Contracts on Solana that include whitelist-only exit mechanisms typically enforce a transfer restriction allowing only pre-approved addresses to sell or transfer tokens. Mechanically, this is implemented by checking the sender’s address against a stored allowlist during the transfer function. If the address is not whitelisted, the transaction reverts, blocking sales or transfers despite successful buys. This pattern can be detected through contract inspection by identifying require-like checks or conditional logic gating transfer execution based on address membership. The structural capability to block exits exists regardless of whether the owner has actively modified the whitelist or whether any transactions have been reverted in practice.
This whitelist-only exit pattern becomes risk-relevant primarily when the whitelist is owner-modifiable post-launch, enabling the owner to selectively block selling by certain holders.
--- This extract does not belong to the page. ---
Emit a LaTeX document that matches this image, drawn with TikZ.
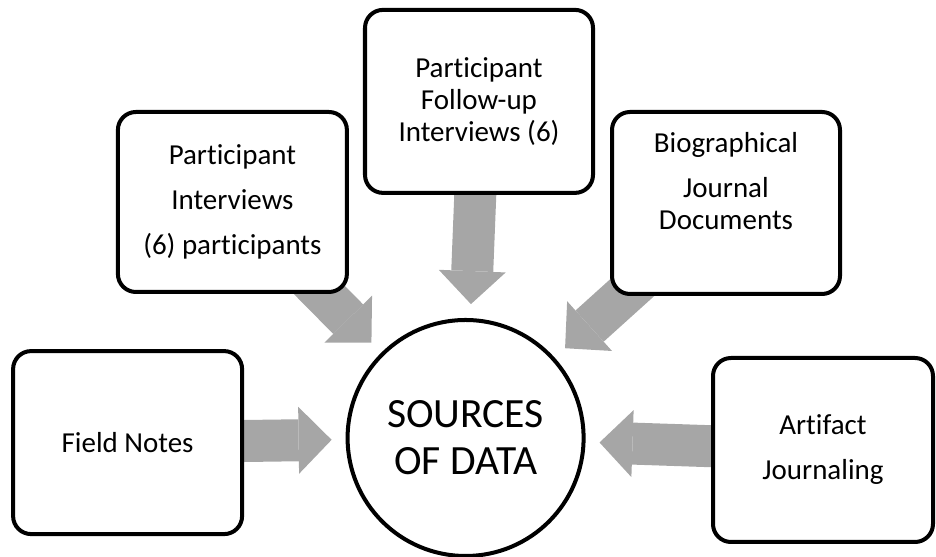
\documentclass[tikz,border=0pt]{standalone}
\usepackage{fontspec}
\setmainfont{Carlito}[Ligatures=NoCommon]
\usetikzlibrary{arrows.meta, backgrounds}
\definecolor{feedgray}{RGB}{166,166,166}

\begin{document}
\begin{tikzpicture}[
		srcbox/.style={draw, line width=2.85pt, rounded corners=0.45cm, fill=white, minimum width=5.7cm, minimum height=4.55cm, align=center, font=\fontsize{20.6}{22.8}\selectfont},
		hub/.style={draw, circle, line width=2.85pt, fill=white, minimum size=5.9cm, align=center, font=\fontsize{29.6}{33.4}\selectfont},
		datafeed/.style={line width=1.05cm, color=feedgray, -{Triangle[width=1.675cm, length=0.825cm, line width=0pt]}, shorten >=0.35cm}
	]
		\useasboundingbox (0,0) rectangle (23.4,13.925);
		% the five sources and the hub
		\node[srcbox, minimum width=5.725cm, minimum height=4.575cm] (fieldnotes) at (3.19,2.86) {Field Notes};
		\node[srcbox, minimum width=5.725cm, minimum height=4.5cm] (interviews) at (5.81,8.875) {Participant\\[9.2pt]Interviews\\[9.2pt](6) participants};
		\node[srcbox, minimum height=4.575cm] (followup) at (11.975,11.39) {Participant\\Follow-up\\Interviews (6)};
		\node[srcbox] (biography) at (18.15,8.85) {Biographical\\[9.2pt]Journal\\Documents\\[9.2pt]\mbox{}};
		\node[srcbox, minimum width=5.5cm, minimum height=4.6cm] (artifact) at (20.575,2.675) {Artifact\\[9.2pt]Journaling};
		\node[hub] (sources) at (11.64,2.975) {SOURCES\\OF DATA};
		% grey block arrows, tails hidden under the boxes
		\begin{scope}[on background layer]
			\draw[datafeed] (fieldnotes.center) -- (sources);
			\draw[datafeed] (interviews.center) -- (sources);
			\draw[datafeed] (followup.center) -- (sources);
			\draw[datafeed] (biography.center) -- (sources);
			\draw[datafeed] (artifact.center) -- (sources);
		\end{scope}
\end{tikzpicture}
\end{document}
Such control can trap buyers who are not on the allowlist, effectively creating a soft honeypot scenario. However, the pattern alone does not necessarily imply malicious intent. Some projects maintain whitelist restrictions for regulatory compliance, staged releases, or controlled liquidity management. The key differentiator is whether the whitelist is immutable or can be changed arbitrarily by the owner after deployment, as the latter preserves the capability to block exits at will.
Additional signals that would meaningfully shift the risk assessment include the presence of owner-controlled functions to add or remove addresses from the whitelist, which confirms ongoing exit control. Conversely, a publicly verifiable immutable whitelist or a transparent governance process limiting modifications would reduce concern. Other relevant factors include on-chain evidence of reverted sell transactions or community reports of blocked transfers, which indicate active use of the restriction. The presence of complementary control mechanisms, such as pause functions or blacklist mappings, would also amplify risk by layering multiple exit-blocking capabilities.
When whitelist-only exit restrictions combine with thin liquidity pools, the realistic range of outcomes can include significant price impact from forced holder exits and increased difficulty in executing sales without slippage. Even modest sell pressure can cascade into large price moves if many holders are excluded from selling, potentially causing market instability. In contrast, if liquidity depth is sufficient and whitelist changes are transparent or infrequent, the market impact may be muted. This pattern, therefore, interacts with liquidity conditions and owner governance to shape the practical risk profile, ranging from benign operational control to effective exit traps.